If we replace the OS‑specific terms “program” and “process” with more generic notions such as module, library, or component, the philosophy becomes a set of design heuristics:

  1. Single responsibility – a module should have a clear, narrowly scoped purpose.
  2. Explicit, minimal interface – inputs and outputs should be expressed in a format that other modules can consume without extra translation.
  3. Rapid iteration – prototypes should be built quickly, evaluated, and discarded if they impede progress.
  4. Tool‑oriented development – automate repetitive tasks with scripts or build systems rather than manual steps.

These heuristics are useful whether you are writing a command‑line utility, a game engine, or a distributed data‑processing pipeline.


Implications for modern software engineering

  1. Design for composition, not just isolation – When creating a library, expose a small, stable API that can be combined with other libraries. Avoid monolithic interfaces that force callers to understand internal details.
  2. Prefer stream‑oriented data when feasible – Even in networked systems, using line‑oriented or JSON‑lines formats can preserve the spirit of Unix pipes, making debugging and chaining easier.
  3. Treat deployment topology as an implementation detail – A service may run in a container, on a VM, or as a local process; the key is that its contract remains simple and composable.
  4. Encourage throw‑away prototypes – Modern languages with fast compile‑times (e.g., Rust, Go, Nim) can be used for quick experiments, preserving the “build early, rebuild often” mindset.

By focusing on these implications, teams can reap the benefits of the original philosophy without being shackled to outdated constraints such as mandatory text streams or single‑user terminals.


Counter‑perspectives

Some practitioners argue that the “one thing well” rule discourages the creation of richer, feature‑complete applications, leading to a proliferation of tiny tools that increase cognitive load. Others claim that the strict pipe model is ill‑suited for binary data or high‑throughput workloads, where a single monolithic service can be more efficient.

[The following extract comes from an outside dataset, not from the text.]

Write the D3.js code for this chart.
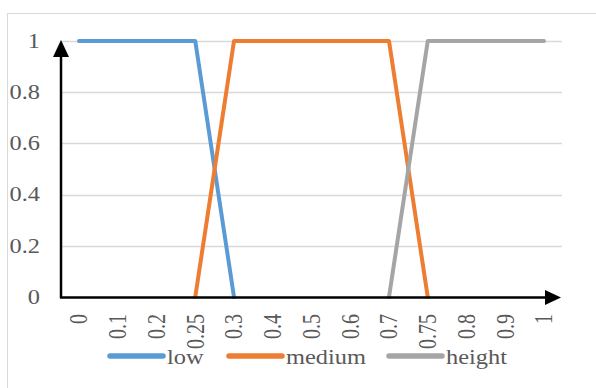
<!DOCTYPE html>
<html><head><meta charset="utf-8">
<script src="https://cdn.jsdelivr.net/npm/d3@7"></script>
<style>body{margin:0;background:#fff}svg{display:block}</style>
</head><body>
<svg id="c" width="596" height="388" font-family="Liberation Serif, serif"></svg>
<script>
const categories = ["0","0.1","0.2","0.25","0.3","0.4","0.5","0.6","0.7","0.75","0.8","0.9","1"];
const low    = [1,1,1,1,0,null,null,null,null,null,null,null,null];
const medium = [null,null,null,0,1,1,1,1,1,0,null,null,null];
const height = [null,null,null,null,null,null,null,null,0,1,1,1,1];
const seriesNames = ["low","medium","height"];
const seriesColors = ["#5B9BD5","#ED7D31","#A5A5A5"];
const yTicks = [0,0.2,0.4,0.6,0.8,1];

const svg = d3.select("#c");
const SX = 1.22, FS = 20, TXT = "#595959";
svg.append("rect").attr("x",7.5).attr("y",13.5).attr("width",620).attr("height",400)
  .attr("fill","none").attr("stroke","#d9d9d9").attr("stroke-width",1);

const x = d3.scalePoint().domain(categories).range([79,544]);
const y = d3.scaleLinear().domain([0,1]).range([297,41]);
const left = 61, right = 562;

svg.append("g").selectAll("line").data(yTicks.filter(d=>d>0)).join("line")
  .attr("x1",left).attr("x2",right).attr("y1",d=>Math.round(y(d))+0.5).attr("y2",d=>Math.round(y(d))+0.5)
  .attr("stroke","#d9d9d9").attr("stroke-width",1.5);

svg.append("g").selectAll("text").data(yTicks).join("text")
  .attr("transform",d=>`translate(40,${y(d)}) scale(${SX},1)`)
  .attr("text-anchor","end").attr("dy","0.34em").attr("font-size",FS).attr("fill",TXT)
  .text(d=>d3.format("~g")(d));

svg.append("g").selectAll("text").data(categories).join("text")
  .attr("transform",d=>`translate(${x(d)},314) scale(${SX},1) rotate(-90)`)
  .attr("text-anchor","end").attr("dy","0.34em").attr("font-size",FS).attr("fill",TXT)
  .text(d=>d);

const series = [low,medium,height];
const line = d3.line().defined(d=>d.v!=null).x(d=>x(d.c)).y(d=>y(d.v));
series.forEach((s,i)=>{
  svg.append("path").datum(s.map((v,j)=>({c:categories[j],v})))
    .attr("d",line).attr("fill","none").attr("stroke",seriesColors[i])
    .attr("stroke-width",4).attr("stroke-linecap","round").attr("stroke-linejoin","round");
});

svg.append("line").attr("x1",left).attr("x2",left).attr("y1",298).attr("y2",55)
  .attr("stroke","#000").attr("stroke-width",2.5);
svg.append("path").attr("d",`M${left},40 L${left-8},57 L${left+8},57 Z`).attr("fill","#000");
svg.append("line").attr("x1",left-1).attr("x2",548).attr("y1",297.5).attr("y2",297.5)
  .attr("stroke","#000").attr("stroke-width",2.5);
svg.append("path").attr("d",`M561,297.5 L545,290 L545,305 Z`).attr("fill","#000");

const legX = [110,229,389];
const lg = svg.append("g");
seriesNames.forEach((n,i)=>{
  lg.append("line").attr("x1",legX[i]).attr("x2",legX[i]+53).attr("y1",356).attr("y2",356)
    .attr("stroke",seriesColors[i]).attr("stroke-width",5.5).attr("stroke-linecap","round");
  lg.append("text").attr("transform",`translate(${legX[i]+57},364) scale(${SX},1)`)
    .attr("font-size",FS).attr("fill",TXT).text(n);
});
</script>
</body></html>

Both critiques have merit when taken to extremes. The balance lies in recognizing that the philosophy is a guide, not a law. When a monolith simplifies reasoning and performance, it may be the appropriate choice; when a pipeline enables rapid experimentation, it is the better fit. The designer’s responsibility is to evaluate the trade‑offs in each context rather than to apply a slogan mechanically.


Conclusion

The enduring value of the UNIX philosophy is its emphasis on composability: building systems whose parts fit together cleanly, can be recombined, and can evolve without massive rewrites. Misconceptions arise when the historical, OS‑centric details—tiny programs, plain‑text pipes—are taken as the essence rather than as the means to achieve composability. By abstracting away those details and applying the core ideas to libraries, services, and even whole applications, developers can create flexible, maintainable software that honors the spirit of the original design while remaining relevant to today’s distributed environments.